The Great Conjunction

By

On the Winter Solstice, Monday, December 21, we will have an opportunity to see an astronomic phenomenon that has not been this close and this visible to humans for 800 years: a great conjunction. Saturn and Jupiter will appear to touch and form one huge star in the night sky. The two gas giants will appear aligned—even though they’re actually 400 million miles apart.

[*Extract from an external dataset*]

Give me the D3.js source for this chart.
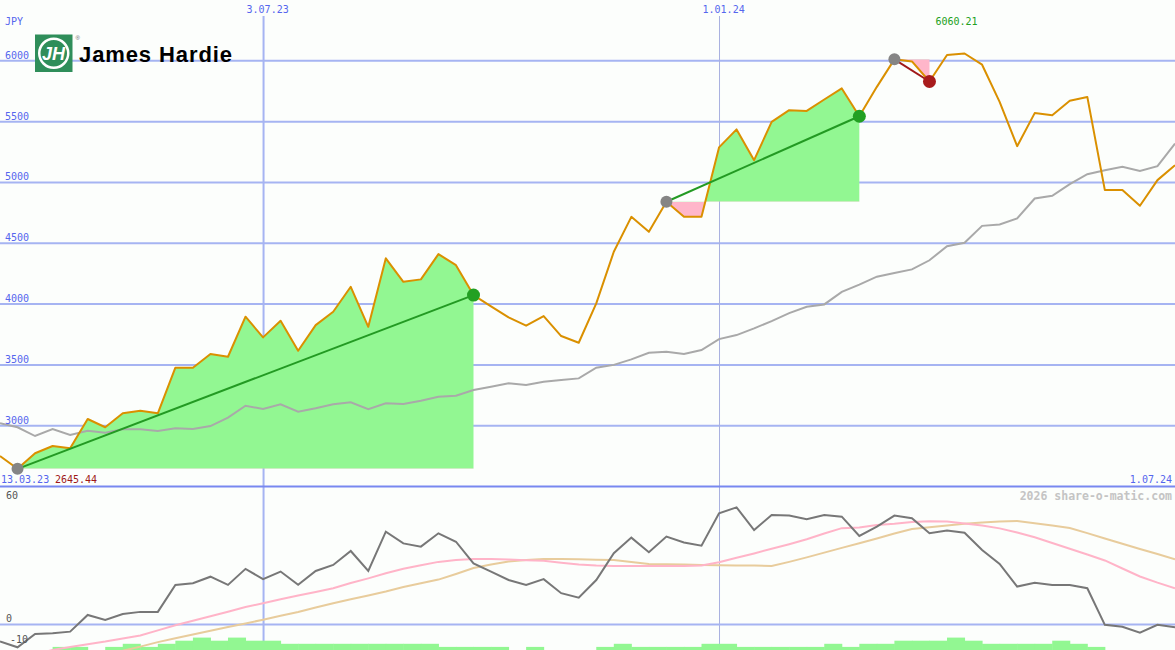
<!DOCTYPE html>
<html><head><meta charset="utf-8">
<script src="https://cdn.jsdelivr.net/npm/d3@7"></script>
<style>
html,body{margin:0;padding:0;background:#fcfefc;}
svg{display:block;}
text{font-family:"DejaVu Sans Mono",monospace;font-size:10px;}
</style></head><body>
<svg id="c" width="1175" height="650"></svg>
<script>
// ---- data ----
const startDate = "2023-03-20";
const endDate = "2024-07-01";
const price = [2751,2645.44,2773,2833,2814,3055,2987,3102,3123,3102,
  3477,3477,3589,3567,3896,3726,3863,3616,3827,3937,
  4142,3813,4376,4183,4203,4411,4320,4074,3981,3891,
  3822,3901,3737,3682,4006,4430,4717,4594,4841,4717,
  4717,5288,5436,5183,5498,5594,5588,5682,5773,5544,
  5786,6012,5995,5830,6048,6060.21,5968,5662,5298,5570,
  5553,5671,5703,4937,4937,4808,5019,5142];
const benchmark = [3020,2987,2915,2973,2924,2959,2943,2970,2970,2956,
  2978,2973,2997,3066,3164,3137,3176,3115,3143,3176,
  3192,3135,3184,3178,3205,3238,3247,3293,3320,3348,
  3334,3362,3375,3389,3477,3500,3545,3600,3608,3589,
  3622,3712,3745,3800,3860,3925,3978,3997,4100,4160,
  4225,4255,4285,4360,4476,4504,4643,4655,4704,4868,
  4890,4986,5068,5101,5128,5095,5134,5320];
const momentum = [-8.3,-11.1,-4.6,-4.3,-3.5,4.6,2.2,5.1,6.1,6.1,
  19.2,20.0,23.2,19.2,27.0,22.0,25.7,19.3,26.0,28.9,
  35.7,26.0,45.1,39.4,37.8,44.3,40.2,29.7,25.7,21.6,
  19.2,22.0,15.2,13.0,21.6,34.6,42.2,35.1,42.7,39.8,
  38.3,54.0,56.9,45.9,53.2,52.9,51.1,53.2,52.4,43.0,
  47.5,52.9,51.6,44.3,45.6,44.6,36.2,29.4,18.4,20.3,
  19.2,19.2,17.6,-0.2,-1.1,-4.0,-0.2,-1.4];
const avgFast = [-19,-17,-14.6,-12.4,-11.0,-9.6,-8.3,-6.8,-5.4,-2.9,
  -0.4,1.8,4.0,6.2,8.5,10.3,12.2,14.1,15.8,17.6,
  20.1,22.4,24.9,27.1,28.8,30.4,31.3,31.8,31.8,31.6,
  31.2,30.9,30.0,29.1,28.6,28.4,28.4,28.4,28.4,28.4,
  28.6,30.2,32.4,34.5,36.8,39.0,41.4,44.2,46.8,47.1,
  48.3,48.9,49.8,50.2,50.0,49.1,48.1,46.7,44.7,42.4,
  39.6,36.8,34.0,31.1,27.2,23.3,20.3,17.6];
const avgSlow = [-21,-20,-19,-17.5,-16,-15,-14,-12.8,-10.8,-8.6,
  -6.7,-4.9,-3.1,-1.3,0.5,2.3,4.2,6.0,8.2,10.3,
  12.2,14.1,16.0,18.2,20.0,21.8,24.5,27.4,29.1,30.6,
  31.3,31.8,31.8,31.7,31.5,31.3,30.4,29.4,29.3,29.1,
  28.9,28.8,28.7,28.6,28.4,30.4,32.6,34.9,37.2,39.5,
  41.8,44.2,46.4,47.2,48.1,48.9,49.5,50.0,50.3,49.2,
  48.1,46.9,44.4,41.8,39.2,36.7,34.2,31.7];
const volumeBars = [0,0,0,1,1,0,1,2,1,2,
  3,4,3,4,3,3,2,2,2,2,
  2,2,2,2,2,1,1,1,1,0,
  1,0,0,0,1,2,1,1,1,1,
  2,2,1,1,1,1,1,2,1,2,
  2,3,3,3,4,3,2,2,2,2,
  3,2,1,0,0,0,0,0];
const yTicks = [3000,3500,4000,4500,5000,5500,6000];
const lowerTicks = [60,0,-10];
const xTickDates = ["2023-07-03","2024-01-01"];
const xTickLabels = ["3.07.23","1.01.24"];
const trendStart = [1,38,51];
const trendEnd = [27,49,53];
const currencyLabel = "JPY";
const leftDateLabel = "13.03.23";
const rightDateLabel = "1.07.24";
const lowLabel = "2645.44";
const highLabel = "6060.21";
const creditLabel = "2026 share-o-matic.com";
const companyName = "James Hardie";

// ---- scales ----
const W = 1175, H = 650;
const parse = d3.utcParse("%Y-%m-%d");
const t0 = parse(startDate), t1 = parse(endDate);
const dates = price.map((_, i) => d3.utcDay.offset(t0, 7 * i));
const x = d3.scaleUtc().domain([t0, t1]).range([0, W]);
const y = d3.scaleLinear().domain([2500, 6500]).range([486.5, 0]);
const y2 = d3.scaleLinear().domain([-10, 60]).range([645, 501]);
const yb = d3.scaleLinear().domain([0, 4]).range([650, 637.6]);

const svg = d3.select("#c");
const defs = svg.append("defs");
svg.append("rect").attr("width", W).attr("height", H).attr("fill", "#fcfefc");

const BLUE_TXT = "#5566ee", GRID = "#a6b4f2";

// horizontal grid (main)
svg.append("g").selectAll("line").data(yTicks).join("line")
  .attr("x1", 0).attr("x2", W).attr("y1", d => y(d)).attr("y2", d => y(d))
  .attr("stroke", GRID).attr("stroke-width", 2);

// vertical date lines via axis
const xAxis = d3.axisTop(x).tickValues(xTickDates.map(parse))
  .tickFormat((d, i) => xTickLabels[i]).tickSize(-(H - 16)).tickPadding(3);
const gx = svg.append("g").attr("transform", "translate(0,16)").call(xAxis);
gx.select(".domain").remove();
gx.selectAll(".tick line").attr("stroke", (d, i) => i === 0 ? GRID : "#a8b0e0")
  .attr("stroke-width", (d, i) => i === 0 ? 2 : 1);
gx.selectAll(".tick text").attr("fill", BLUE_TXT).attr("text-anchor", "start")
  .attr("dx", -17).style("font-family", "'DejaVu Sans Mono',monospace").style("font-size", "10px");

// separator and lower zero line
svg.append("line").attr("x1", 0).attr("x2", W).attr("y1", y(2500)).attr("y2", y(2500))
  .attr("stroke", "#7888f0").attr("stroke-width", 2);
svg.append("line").attr("x1", 0).attr("x2", W).attr("y1", y2(0)).attr("y2", y2(0))
  .attr("stroke", GRID).attr("stroke-width", 2);

// trend fills
trendStart.forEach((s, k) => {
  const e = trendEnd[k];
  const base = price[s];
  const idx = d3.range(s, e + 1);
  const area = d3.area().x(i => x(dates[i])).y0(y(base)).y1(i => y(price[i]));
  const cu = "cu" + k, cd = "cd" + k;
  defs.append("clipPath").attr("id", cu).append("rect")
    .attr("x", 0).attr("y", 0).attr("width", W).attr("height", y(base));
  defs.append("clipPath").attr("id", cd).append("rect")
    .attr("x", 0).attr("y", y(base)).attr("width", W).attr("height", 487 - y(base));
  svg.append("path").attr("d", area(idx)).attr("fill", "#92f792").attr("clip-path", `url(#${cu})`);
  svg.append("path").attr("d", area(idx)).attr("fill", "#ffb6ca").attr("clip-path", `url(#${cd})`);
});

// benchmark + price lines
const lineMain = arr => d3.line().x((d, i) => x(dates[i])).y(d => y(d))(arr);
svg.append("path").attr("d", lineMain(benchmark)).attr("fill", "none")
  .attr("stroke", "#a9a9a9").attr("stroke-width", 2);
svg.append("path").attr("d", lineMain(price)).attr("fill", "none")
  .attr("stroke", "#da9000").attr("stroke-width", 2).attr("stroke-linejoin", "round");

// trend lines and dots
trendStart.forEach((s, k) => {
  const e = trendEnd[k];
  const up = price[e] > price[s];
  const col = up ? "#22a022" : "#a81c1c";
  svg.append("line").attr("x1", x(dates[s])).attr("y1", y(price[s]))
    .attr("x2", x(dates[e])).attr("y2", y(price[e]))
    .attr("stroke", up ? "#239a23" : "#a01818").attr("stroke-width", 2);
  svg.append("circle").attr("cx", x(dates[s])).attr("cy", y(price[s])).attr("r", 6).attr("fill", "#858585");
  svg.append("circle").attr("cx", x(dates[e])).attr("cy", y(price[e])).attr("r", 6.5).attr("fill", col);
});

// lower panel
svg.append("g").selectAll("rect").data(volumeBars).join("rect")
  .attr("x", (d, i) => x(dates[i]))
  .attr("width", (d, i) => x(d3.utcDay.offset(dates[i], 7)) - x(dates[i]) + 0.5)
  .attr("y", d => yb(d)).attr("height", d => yb(0) - yb(d))
  .attr("fill", "#92f792");
const lineLow = arr => d3.line().x((d, i) => x(dates[i])).y(d => y2(d))(arr);
svg.append("path").attr("d", lineLow(avgSlow)).attr("fill", "none").attr("stroke", "#e8cc9c").attr("stroke-width", 2);
svg.append("path").attr("d", lineLow(avgFast)).attr("fill", "none").attr("stroke", "#ffb4c8").attr("stroke-width", 2);
svg.append("path").attr("d", lineLow(momentum)).attr("fill", "none").attr("stroke", "#777777").attr("stroke-width", 2);

// y labels
svg.append("g").selectAll("text").data(yTicks).join("text")
  .attr("x", 5).attr("y", d => y(d) - 2).attr("fill", BLUE_TXT).text(d => d);
svg.append("text").attr("x", 5).attr("y", 25).attr("fill", BLUE_TXT).text(currencyLabel);
svg.append("g").selectAll("text").data(lowerTicks).join("text")
  .attr("x", d => d < 0 ? 10 : 6).attr("y", d => y2(d) - 2).attr("fill", "#555").text(d => d);

// date/value labels
svg.append("text").attr("x", 1).attr("y", 483).attr("fill", BLUE_TXT).text(leftDateLabel);
svg.append("text").attr("x", 55).attr("y", 483).attr("fill", "#a01818").text(lowLabel);
svg.append("text").attr("x", 1172).attr("y", 483).attr("text-anchor", "end").attr("fill", BLUE_TXT).text(rightDateLabel);
const hiIdx = price.indexOf(d3.max(price));
svg.append("text").attr("x", x(dates[hiIdx]) - 8).attr("y", 25).attr("text-anchor", "middle")
  .attr("fill", "#22a022").text(highLabel);
svg.append("text").attr("x", 1172).attr("y", 500).attr("text-anchor", "end").attr("fill", "#c4c4c4")
  .style("font-weight", "bold").style("font-size", "11.5px").text(creditLabel);

// logo
const lg = svg.append("g");
lg.append("rect").attr("x", 35).attr("y", 34.5).attr("width", 37.5).attr("height", 37.5).attr("fill", "#2f8e5a");
lg.append("circle").attr("cx", 53.75).attr("cy", 53.25).attr("r", 14.5).attr("fill", "none")
  .attr("stroke", "#fff").attr("stroke-width", 2.5);
lg.append("text").attr("x", 53.5).attr("y", 60).attr("text-anchor", "middle").attr("fill", "#fff")
  .style("font-family", "'Liberation Sans',Arial,sans-serif").style("font-weight", "bold")
  .style("font-style", "italic").style("font-size", "18px").text("JH");
lg.append("text").attr("x", 75.5).attr("y", 40).attr("fill", "#666").style("font-size", "6px")
  .style("font-family", "'Liberation Sans',Arial,sans-serif").text("®");
lg.append("text").attr("x", 79).attr("y", 61.5).attr("fill", "#000")
  .style("font-family", "'Liberation Sans',Arial,sans-serif").style("font-weight", "bold")
  .style("font-size", "22px").style("letter-spacing", "0.9px").text(companyName);
</script>
</body></html>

The phenomenon is a result of their orbits. Jupiter orbits the sun about every 12 years, while Saturn takes more than 29 years, so from earth they appear to “meet” every 20 years. Although the last great conjunction occurred in May 2000, these two planets were miles farther apart from each other while too near to the sun to be seen from Earth. Jupiter and Saturn have come this close to each other in the past, but the last time was in July 1623—and as with the one in 2000, it too, was lost in the glare of the sun. The last time Saturn and Jupiter came this close to each other and were positioned in the sky so as to be visible from earth, was just before dawn on March 4, 1226.

Some astronomers, including Johannes Kepler in the 17th century, have suggested one of these great conjunctions was the Star of Bethlehem that the Three Wise Men used to guide them to the birthplace of Jesus Christ. In early 6 BC, a conjunction of Saturn, Jupiter and Mars formed a triangle that has often been suggested as an explanation of the star.

On December 21st, Saturn and Jupiter will be one tenth of a degree apart—about the thickness of a dime held at arm’s length. In the hour after sunset on the 21st, look to the southwest, low on the horizon. The two giant planets will appear to be one large, brilliant star in the sky. And as long as skies are clear, they will be visible from everywhere on our planet.